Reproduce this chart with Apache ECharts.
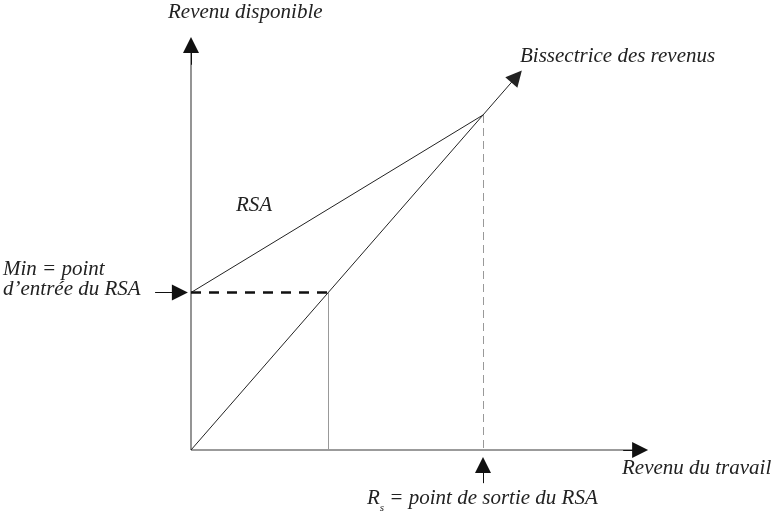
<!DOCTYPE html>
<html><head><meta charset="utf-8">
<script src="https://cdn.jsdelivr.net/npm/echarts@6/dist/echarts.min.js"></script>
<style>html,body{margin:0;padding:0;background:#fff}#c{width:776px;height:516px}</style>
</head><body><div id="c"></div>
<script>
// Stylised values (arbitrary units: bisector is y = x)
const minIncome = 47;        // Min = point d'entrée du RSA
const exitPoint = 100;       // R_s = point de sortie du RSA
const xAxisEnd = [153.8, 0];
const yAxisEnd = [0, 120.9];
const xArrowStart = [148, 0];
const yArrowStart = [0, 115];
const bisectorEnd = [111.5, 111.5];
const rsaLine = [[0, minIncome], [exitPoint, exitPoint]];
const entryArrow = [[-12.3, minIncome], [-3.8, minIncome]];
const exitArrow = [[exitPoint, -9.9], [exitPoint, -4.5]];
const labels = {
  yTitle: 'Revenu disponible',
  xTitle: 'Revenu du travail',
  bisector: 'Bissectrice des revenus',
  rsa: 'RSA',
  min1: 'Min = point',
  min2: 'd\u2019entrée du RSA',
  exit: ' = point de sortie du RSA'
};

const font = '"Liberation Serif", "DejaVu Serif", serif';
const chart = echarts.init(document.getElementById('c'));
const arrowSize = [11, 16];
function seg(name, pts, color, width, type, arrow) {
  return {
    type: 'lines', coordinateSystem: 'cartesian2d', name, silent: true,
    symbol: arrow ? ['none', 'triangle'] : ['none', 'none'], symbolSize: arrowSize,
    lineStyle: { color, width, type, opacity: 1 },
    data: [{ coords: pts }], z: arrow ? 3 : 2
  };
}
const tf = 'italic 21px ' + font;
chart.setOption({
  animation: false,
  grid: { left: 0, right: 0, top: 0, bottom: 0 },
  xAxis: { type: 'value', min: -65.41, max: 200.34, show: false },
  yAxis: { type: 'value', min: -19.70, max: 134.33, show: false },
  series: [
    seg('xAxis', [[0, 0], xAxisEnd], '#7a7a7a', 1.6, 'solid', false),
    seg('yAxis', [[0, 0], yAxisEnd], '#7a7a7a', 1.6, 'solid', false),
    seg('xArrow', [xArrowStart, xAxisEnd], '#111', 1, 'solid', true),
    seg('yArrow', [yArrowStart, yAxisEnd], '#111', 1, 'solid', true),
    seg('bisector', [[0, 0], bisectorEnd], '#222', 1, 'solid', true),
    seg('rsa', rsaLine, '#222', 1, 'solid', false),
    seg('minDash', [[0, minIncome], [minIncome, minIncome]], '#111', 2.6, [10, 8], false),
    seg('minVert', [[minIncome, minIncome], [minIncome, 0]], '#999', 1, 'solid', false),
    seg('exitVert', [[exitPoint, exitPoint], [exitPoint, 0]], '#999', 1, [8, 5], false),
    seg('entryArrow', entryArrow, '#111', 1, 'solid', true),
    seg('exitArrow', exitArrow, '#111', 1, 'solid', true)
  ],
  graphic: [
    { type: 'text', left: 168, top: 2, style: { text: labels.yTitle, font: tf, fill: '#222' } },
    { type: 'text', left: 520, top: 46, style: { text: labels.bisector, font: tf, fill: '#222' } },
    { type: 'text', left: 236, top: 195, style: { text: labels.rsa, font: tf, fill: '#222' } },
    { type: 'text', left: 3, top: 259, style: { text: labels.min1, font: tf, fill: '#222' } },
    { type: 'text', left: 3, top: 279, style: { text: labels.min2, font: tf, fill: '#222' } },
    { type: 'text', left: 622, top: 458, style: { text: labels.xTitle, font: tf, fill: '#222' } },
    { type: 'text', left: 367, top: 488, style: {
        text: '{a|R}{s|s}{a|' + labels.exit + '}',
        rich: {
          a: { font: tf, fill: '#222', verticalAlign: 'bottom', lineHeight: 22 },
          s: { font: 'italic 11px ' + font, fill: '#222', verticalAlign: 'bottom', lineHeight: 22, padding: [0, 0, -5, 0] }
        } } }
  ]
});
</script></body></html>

* Objective: Your copy of the data should match it exactly, except that pictures are left out.

* The completed task:
Reproduce this chart with Apache ECharts.
<!DOCTYPE html>
<html><head><meta charset="utf-8">
<script src="https://cdn.jsdelivr.net/npm/echarts@6/dist/echarts.min.js"></script>
<style>html,body{margin:0;padding:0;background:#fff}#c{width:776px;height:516px}</style>
</head><body><div id="c"></div>
<script>
// Stylised values (arbitrary units: bisector is y = x)
const minIncome = 47;        // Min = point d'entrée du RSA
const exitPoint = 100;       // R_s = point de sortie du RSA
const xAxisEnd = [153.8, 0];
const yAxisEnd = [0, 120.9];
const xArrowStart = [148, 0];
const yArrowStart = [0, 115];
const bisectorEnd = [111.5, 111.5];
const rsaLine = [[0, minIncome], [exitPoint, exitPoint]];
const entryArrow = [[-12.3, minIncome], [-3.8, minIncome]];
const exitArrow = [[exitPoint, -9.9], [exitPoint, -4.5]];
const labels = {
  yTitle: 'Revenu disponible',
  xTitle: 'Revenu du travail',
  bisector: 'Bissectrice des revenus',
  rsa: 'RSA',
  min1: 'Min = point',
  min2: 'd\u2019entrée du RSA',
  exit: ' = point de sortie du RSA'
};

const font = '"Liberation Serif", "DejaVu Serif", serif';
const chart = echarts.init(document.getElementById('c'));
const arrowSize = [11, 16];
function seg(name, pts, color, width, type, arrow) {
  return {
    type: 'lines', coordinateSystem: 'cartesian2d', name, silent: true,
    symbol: arrow ? ['none', 'triangle'] : ['none', 'none'], symbolSize: arrowSize,
    lineStyle: { color, width, type, opacity: 1 },
    data: [{ coords: pts }], z: arrow ? 3 : 2
  };
}
const tf = 'italic 21px ' + font;
chart.setOption({
  animation: false,
  grid: { left: 0, right: 0, top: 0, bottom: 0 },
  xAxis: { type: 'value', min: -65.41, max: 200.34, show: false },
  yAxis: { type: 'value', min: -19.70, max: 134.33, show: false },
  series: [
    seg('xAxis', [[0, 0], xAxisEnd], '#7a7a7a', 1.6, 'solid', false),
    seg('yAxis', [[0, 0], yAxisEnd], '#7a7a7a', 1.6, 'solid', false),
    seg('xArrow', [xArrowStart, xAxisEnd], '#111', 1, 'solid', true),
    seg('yArrow', [yArrowStart, yAxisEnd], '#111', 1, 'solid', true),
    seg('bisector', [[0, 0], bisectorEnd], '#222', 1, 'solid', true),
    seg('rsa', rsaLine, '#222', 1, 'solid', false),
    seg('minDash', [[0, minIncome], [minIncome, minIncome]], '#111', 2.6, [10, 8], false),
    seg('minVert', [[minIncome, minIncome], [minIncome, 0]], '#999', 1, 'solid', false),
    seg('exitVert', [[exitPoint, exitPoint], [exitPoint, 0]], '#999', 1, [8, 5], false),
    seg('entryArrow', entryArrow, '#111', 1, 'solid', true),
    seg('exitArrow', exitArrow, '#111', 1, 'solid', true)
  ],
  graphic: [
    { type: 'text', left: 168, top: 2, style: { text: labels.yTitle, font: tf, fill: '#222' } },
    { type: 'text', left: 520, top: 46, style: { text: labels.bisector, font: tf, fill: '#222' } },
    { type: 'text', left: 236, top: 195, style: { text: labels.rsa, font: tf, fill: '#222' } },
    { type: 'text', left: 3, top: 259, style: { text: labels.min1, font: tf, fill: '#222' } },
    { type: 'text', left: 3, top: 279, style: { text: labels.min2, font: tf, fill: '#222' } },
    { type: 'text', left: 622, top: 458, style: { text: labels.xTitle, font: tf, fill: '#222' } },
    { type: 'text', left: 367, top: 488, style: {
        text: '{a|R}{s|s}{a|' + labels.exit + '}',
        rich: {
          a: { font: tf, fill: '#222', verticalAlign: 'bottom', lineHeight: 22 },
          s: { font: 'italic 11px ' + font, fill: '#222', verticalAlign: 'bottom', lineHeight: 22, padding: [0, 0, -5, 0] }
        } } }
  ]
});
</script></body></html>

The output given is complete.